There are several requirements for a valid marriage in Georgia. O.C.G.A. §19-3-2. Generally, a person capable of entering into a contract may enter into the contract of marriage in this state. To contract marriage in Georgia, the requirements are as follows:
- Both parties must be of sound mind. O.C.G.A. §19-3-2(a)(1). This means that both parties must have the knowledge and understanding that they are entering into a marriage.
- Both parties must be at least 18 years of age, except that a 16 or 17 year old may get married with the proper parental consent. O.C.G.A. §19-3-2(a)(2) and O.C.G.A. §19-3-2(b).
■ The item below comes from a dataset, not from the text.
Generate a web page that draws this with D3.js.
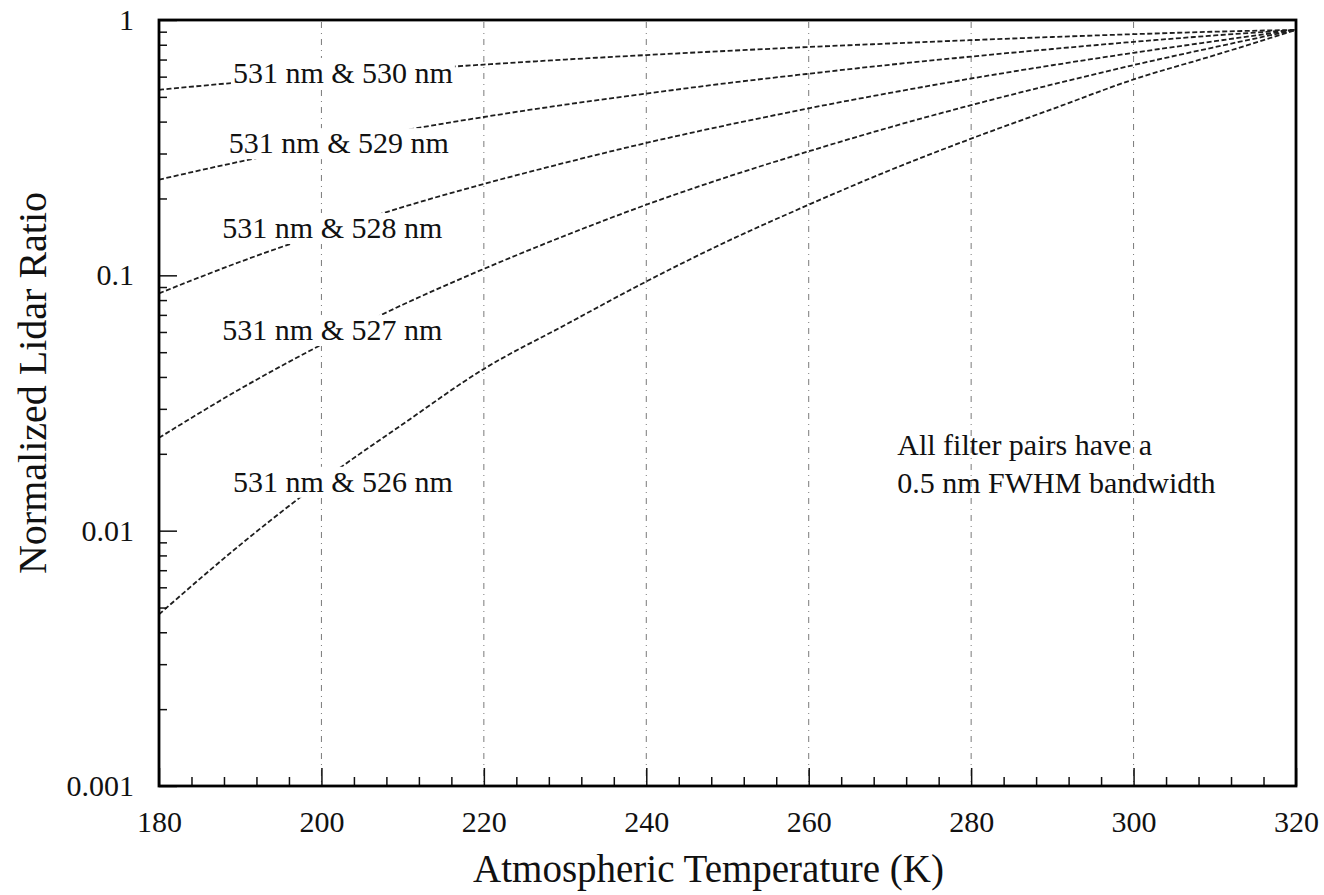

Specifically, the parents must appear in person in front of a Judge and consent to the marriage. O.C.G.A. §19-3-37(b).
- Neither party may have a living spouse of a previous undissolved marriage. O.C.G.A. §19-3-2(a)(3). This means that if one party is separated from a former spouse, but the divorce was never finalized, he/she cannot enter into another marriage until the first one is fully dissolved via a Final Divorce Decree.
- The parties must not be related to each other by blood or marriage as follows: father and daughter/stepdaughter, mother and son/stepson, brother and sister of the whole blood or half blood, grandparent and grandchild, aunt and nephew, uncle and niece. O.C.G.A. §19-3-2(a)(4) and O.C.G.A. §19-3-3.
Upon a challenge to a Georgia marriage, there is a presumption that the above requirements were met and that the parties had the capacity to contract marriage. This presumption will prevail unless and until it is proven that one or both of the parties to the marriage did not fulfill one of the Georgia requisites to a valid marriage. Fanning v. State, 46 Ga. App. 716 (1933).